Extract the lines from the start through the line that holds "import seaborn as sns", both included, omitting all images.

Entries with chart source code
___
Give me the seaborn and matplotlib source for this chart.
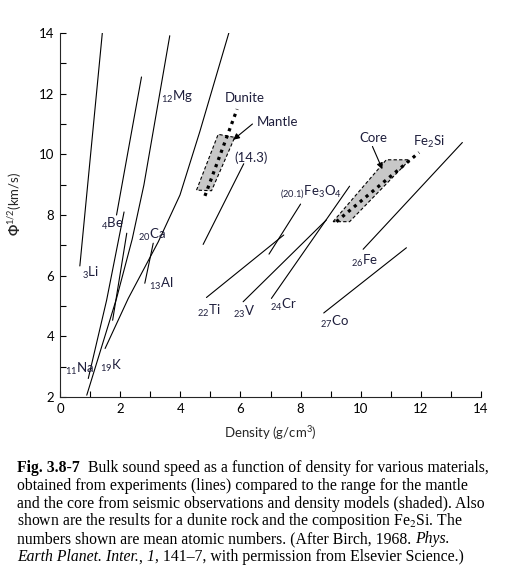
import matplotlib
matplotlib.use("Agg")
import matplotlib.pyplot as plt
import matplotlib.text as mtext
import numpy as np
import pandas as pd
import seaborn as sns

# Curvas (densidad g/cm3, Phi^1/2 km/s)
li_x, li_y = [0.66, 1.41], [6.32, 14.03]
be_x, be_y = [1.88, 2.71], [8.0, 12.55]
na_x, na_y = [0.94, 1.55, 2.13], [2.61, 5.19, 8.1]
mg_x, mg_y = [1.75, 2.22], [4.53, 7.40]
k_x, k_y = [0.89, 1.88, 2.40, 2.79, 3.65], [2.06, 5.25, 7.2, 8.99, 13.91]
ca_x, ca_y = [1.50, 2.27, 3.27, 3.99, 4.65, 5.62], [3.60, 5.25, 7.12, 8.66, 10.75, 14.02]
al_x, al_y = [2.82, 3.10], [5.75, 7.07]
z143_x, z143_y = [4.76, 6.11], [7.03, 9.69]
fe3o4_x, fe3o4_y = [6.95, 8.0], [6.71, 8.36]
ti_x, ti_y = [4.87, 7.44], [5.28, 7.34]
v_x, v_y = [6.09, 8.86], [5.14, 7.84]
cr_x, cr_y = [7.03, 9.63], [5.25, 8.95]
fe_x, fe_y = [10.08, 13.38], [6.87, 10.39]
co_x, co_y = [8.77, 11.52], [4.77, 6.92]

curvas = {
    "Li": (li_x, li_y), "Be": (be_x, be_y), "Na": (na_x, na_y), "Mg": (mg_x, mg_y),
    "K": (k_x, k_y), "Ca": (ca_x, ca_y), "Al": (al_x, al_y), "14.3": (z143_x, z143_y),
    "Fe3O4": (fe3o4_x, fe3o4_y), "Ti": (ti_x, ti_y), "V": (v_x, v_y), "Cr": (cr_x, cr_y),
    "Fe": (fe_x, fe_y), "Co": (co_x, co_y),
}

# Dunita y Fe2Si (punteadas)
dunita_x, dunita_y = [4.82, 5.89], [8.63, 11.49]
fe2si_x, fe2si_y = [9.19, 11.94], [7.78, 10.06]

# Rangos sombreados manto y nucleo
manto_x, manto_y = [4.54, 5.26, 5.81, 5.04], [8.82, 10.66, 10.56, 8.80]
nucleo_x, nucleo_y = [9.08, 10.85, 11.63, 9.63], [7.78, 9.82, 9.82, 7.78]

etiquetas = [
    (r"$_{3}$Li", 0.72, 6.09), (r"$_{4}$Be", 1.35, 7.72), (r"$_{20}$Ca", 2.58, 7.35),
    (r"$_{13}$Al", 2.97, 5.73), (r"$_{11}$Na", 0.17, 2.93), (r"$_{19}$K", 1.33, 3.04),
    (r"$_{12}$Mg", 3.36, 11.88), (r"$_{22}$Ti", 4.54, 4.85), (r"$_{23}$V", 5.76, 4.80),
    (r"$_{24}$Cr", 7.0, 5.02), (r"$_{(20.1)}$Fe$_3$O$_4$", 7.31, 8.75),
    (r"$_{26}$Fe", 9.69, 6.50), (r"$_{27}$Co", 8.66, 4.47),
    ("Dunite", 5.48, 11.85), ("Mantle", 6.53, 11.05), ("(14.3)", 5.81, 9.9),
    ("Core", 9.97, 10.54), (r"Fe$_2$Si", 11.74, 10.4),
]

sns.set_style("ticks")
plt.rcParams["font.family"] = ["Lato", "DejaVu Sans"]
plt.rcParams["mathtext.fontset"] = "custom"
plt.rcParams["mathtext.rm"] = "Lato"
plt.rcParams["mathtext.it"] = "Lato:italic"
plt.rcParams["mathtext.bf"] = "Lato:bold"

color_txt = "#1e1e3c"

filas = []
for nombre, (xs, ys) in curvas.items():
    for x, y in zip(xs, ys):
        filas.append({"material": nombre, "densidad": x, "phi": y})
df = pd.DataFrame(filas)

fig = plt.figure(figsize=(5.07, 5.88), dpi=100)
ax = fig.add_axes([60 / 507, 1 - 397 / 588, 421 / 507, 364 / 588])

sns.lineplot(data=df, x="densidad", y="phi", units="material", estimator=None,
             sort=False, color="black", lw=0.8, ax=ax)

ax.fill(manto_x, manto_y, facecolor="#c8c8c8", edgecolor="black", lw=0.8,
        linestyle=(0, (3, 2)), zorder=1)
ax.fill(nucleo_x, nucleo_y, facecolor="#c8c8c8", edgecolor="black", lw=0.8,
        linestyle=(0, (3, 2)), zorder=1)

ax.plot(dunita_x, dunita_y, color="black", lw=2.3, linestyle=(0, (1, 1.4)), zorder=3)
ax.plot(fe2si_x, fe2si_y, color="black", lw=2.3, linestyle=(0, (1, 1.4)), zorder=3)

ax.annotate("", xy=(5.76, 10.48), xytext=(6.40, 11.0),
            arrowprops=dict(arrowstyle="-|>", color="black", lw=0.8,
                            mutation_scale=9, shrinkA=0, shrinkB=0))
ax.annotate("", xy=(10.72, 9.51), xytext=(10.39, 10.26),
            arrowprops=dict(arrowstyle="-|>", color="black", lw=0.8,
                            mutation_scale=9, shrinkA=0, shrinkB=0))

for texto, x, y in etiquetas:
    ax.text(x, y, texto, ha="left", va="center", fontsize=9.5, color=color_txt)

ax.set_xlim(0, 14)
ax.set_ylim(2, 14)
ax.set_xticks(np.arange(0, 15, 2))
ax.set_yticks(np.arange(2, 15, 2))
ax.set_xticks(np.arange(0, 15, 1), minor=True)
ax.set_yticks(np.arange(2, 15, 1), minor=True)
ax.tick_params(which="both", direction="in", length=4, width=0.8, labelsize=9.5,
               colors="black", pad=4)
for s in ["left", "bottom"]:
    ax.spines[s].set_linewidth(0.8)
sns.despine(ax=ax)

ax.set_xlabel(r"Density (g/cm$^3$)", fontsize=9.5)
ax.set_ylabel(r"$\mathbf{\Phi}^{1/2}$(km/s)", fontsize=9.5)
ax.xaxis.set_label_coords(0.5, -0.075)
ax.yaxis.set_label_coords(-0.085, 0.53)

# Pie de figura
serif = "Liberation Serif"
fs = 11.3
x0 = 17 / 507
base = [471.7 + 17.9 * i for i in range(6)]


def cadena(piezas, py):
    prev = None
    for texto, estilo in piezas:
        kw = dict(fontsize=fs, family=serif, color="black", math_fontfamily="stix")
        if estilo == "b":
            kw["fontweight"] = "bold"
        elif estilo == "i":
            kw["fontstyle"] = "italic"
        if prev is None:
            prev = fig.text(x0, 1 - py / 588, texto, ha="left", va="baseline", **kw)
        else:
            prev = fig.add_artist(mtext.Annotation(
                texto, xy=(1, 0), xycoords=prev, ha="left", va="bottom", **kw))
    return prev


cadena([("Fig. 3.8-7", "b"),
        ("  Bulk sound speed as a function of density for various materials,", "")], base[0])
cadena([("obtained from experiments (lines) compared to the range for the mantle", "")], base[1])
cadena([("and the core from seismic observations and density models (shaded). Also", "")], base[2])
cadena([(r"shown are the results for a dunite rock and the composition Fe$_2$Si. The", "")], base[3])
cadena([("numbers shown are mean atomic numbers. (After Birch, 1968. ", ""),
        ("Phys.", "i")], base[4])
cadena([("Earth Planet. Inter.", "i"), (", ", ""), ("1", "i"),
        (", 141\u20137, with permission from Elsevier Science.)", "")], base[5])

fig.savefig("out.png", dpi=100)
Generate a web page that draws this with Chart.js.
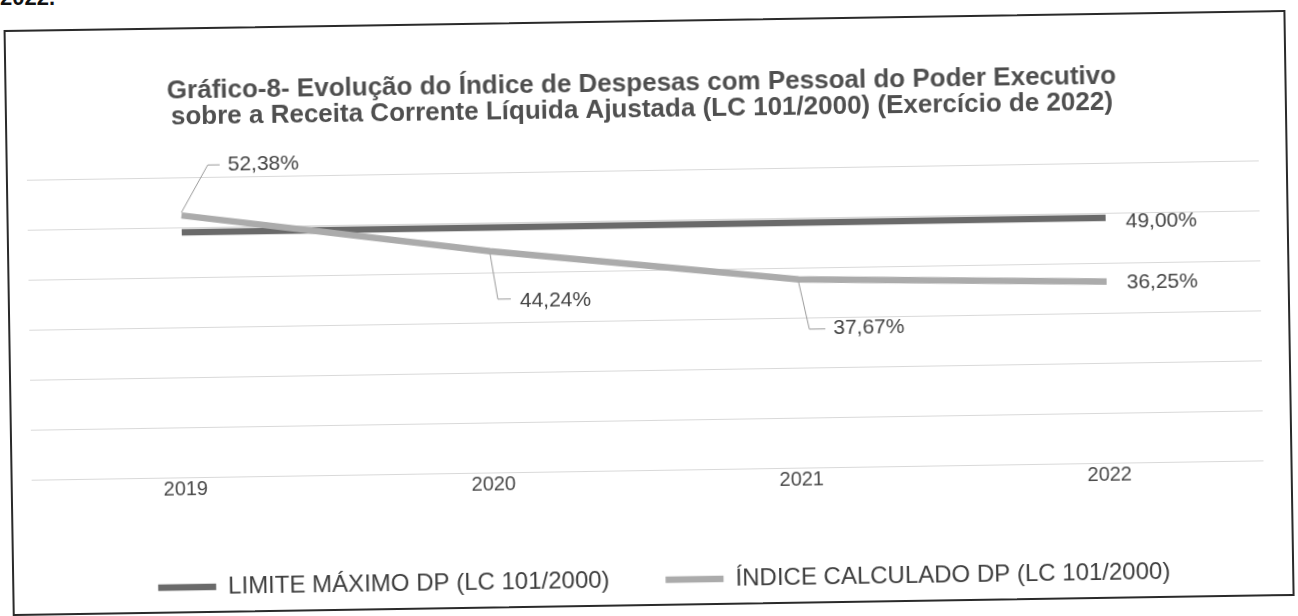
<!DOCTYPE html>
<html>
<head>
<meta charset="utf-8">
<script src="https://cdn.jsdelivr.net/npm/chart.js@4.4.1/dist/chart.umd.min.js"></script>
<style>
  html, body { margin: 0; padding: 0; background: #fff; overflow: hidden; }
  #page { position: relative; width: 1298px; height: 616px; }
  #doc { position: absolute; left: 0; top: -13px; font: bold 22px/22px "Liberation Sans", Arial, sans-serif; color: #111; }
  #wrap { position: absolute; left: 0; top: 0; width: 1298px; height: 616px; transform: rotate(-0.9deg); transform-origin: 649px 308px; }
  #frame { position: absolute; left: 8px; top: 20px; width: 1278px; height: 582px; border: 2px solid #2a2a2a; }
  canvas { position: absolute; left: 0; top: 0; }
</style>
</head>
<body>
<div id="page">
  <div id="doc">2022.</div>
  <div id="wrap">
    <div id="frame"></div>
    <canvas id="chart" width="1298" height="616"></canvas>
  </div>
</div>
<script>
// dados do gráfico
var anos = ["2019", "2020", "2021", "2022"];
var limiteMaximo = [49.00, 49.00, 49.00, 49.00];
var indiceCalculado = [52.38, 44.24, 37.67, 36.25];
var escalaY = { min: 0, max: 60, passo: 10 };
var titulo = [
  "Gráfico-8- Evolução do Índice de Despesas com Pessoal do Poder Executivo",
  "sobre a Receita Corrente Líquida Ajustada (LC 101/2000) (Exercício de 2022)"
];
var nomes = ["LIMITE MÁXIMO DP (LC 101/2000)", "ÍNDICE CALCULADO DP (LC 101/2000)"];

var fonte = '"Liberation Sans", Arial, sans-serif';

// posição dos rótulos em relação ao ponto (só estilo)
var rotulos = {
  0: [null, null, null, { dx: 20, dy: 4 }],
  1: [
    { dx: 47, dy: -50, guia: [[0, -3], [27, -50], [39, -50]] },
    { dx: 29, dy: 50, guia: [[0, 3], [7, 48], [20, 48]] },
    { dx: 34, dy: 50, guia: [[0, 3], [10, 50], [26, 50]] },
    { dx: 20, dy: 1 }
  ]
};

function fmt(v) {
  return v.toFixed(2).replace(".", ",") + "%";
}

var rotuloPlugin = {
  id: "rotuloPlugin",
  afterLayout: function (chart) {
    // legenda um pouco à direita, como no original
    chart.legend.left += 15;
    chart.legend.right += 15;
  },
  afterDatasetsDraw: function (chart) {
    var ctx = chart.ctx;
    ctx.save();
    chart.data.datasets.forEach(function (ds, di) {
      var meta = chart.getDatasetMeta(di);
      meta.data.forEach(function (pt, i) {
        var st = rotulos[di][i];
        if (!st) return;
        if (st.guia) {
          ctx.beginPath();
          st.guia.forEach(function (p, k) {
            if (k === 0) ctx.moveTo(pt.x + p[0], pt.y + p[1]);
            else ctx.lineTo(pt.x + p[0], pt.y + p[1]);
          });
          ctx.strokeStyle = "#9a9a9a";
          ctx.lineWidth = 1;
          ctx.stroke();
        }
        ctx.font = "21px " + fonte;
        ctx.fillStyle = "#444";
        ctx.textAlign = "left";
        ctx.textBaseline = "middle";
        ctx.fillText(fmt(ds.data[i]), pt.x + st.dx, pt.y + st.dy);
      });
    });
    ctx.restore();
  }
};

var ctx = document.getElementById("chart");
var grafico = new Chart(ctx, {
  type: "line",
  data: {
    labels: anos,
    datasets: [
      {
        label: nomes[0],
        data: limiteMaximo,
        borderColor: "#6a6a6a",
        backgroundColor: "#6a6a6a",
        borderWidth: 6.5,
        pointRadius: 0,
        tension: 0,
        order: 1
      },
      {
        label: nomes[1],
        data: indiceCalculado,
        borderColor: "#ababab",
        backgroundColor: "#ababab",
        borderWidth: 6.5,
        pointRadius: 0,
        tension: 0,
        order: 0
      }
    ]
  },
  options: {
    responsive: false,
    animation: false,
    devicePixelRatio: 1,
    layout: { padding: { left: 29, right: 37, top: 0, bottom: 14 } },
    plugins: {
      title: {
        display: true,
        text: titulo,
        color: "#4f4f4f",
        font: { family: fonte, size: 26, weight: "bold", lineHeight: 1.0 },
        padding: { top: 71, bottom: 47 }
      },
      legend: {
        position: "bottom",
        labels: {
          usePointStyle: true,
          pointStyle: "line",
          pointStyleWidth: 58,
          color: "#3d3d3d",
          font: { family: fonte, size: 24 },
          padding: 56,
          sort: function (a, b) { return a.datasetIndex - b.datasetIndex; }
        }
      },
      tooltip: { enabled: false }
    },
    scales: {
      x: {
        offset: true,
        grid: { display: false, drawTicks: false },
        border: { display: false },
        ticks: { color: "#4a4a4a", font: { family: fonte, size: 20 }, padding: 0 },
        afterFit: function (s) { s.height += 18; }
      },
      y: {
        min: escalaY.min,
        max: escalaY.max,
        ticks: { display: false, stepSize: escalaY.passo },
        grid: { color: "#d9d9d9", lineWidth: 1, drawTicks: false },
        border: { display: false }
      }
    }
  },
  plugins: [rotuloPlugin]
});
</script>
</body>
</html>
___
== Written response ==
Give me the seaborn and matplotlib source for this chart.
import matplotlib
matplotlib.use("Agg")
import matplotlib.pyplot as plt
import matplotlib.text as mtext
import numpy as np
import pandas as pd
import seaborn as sns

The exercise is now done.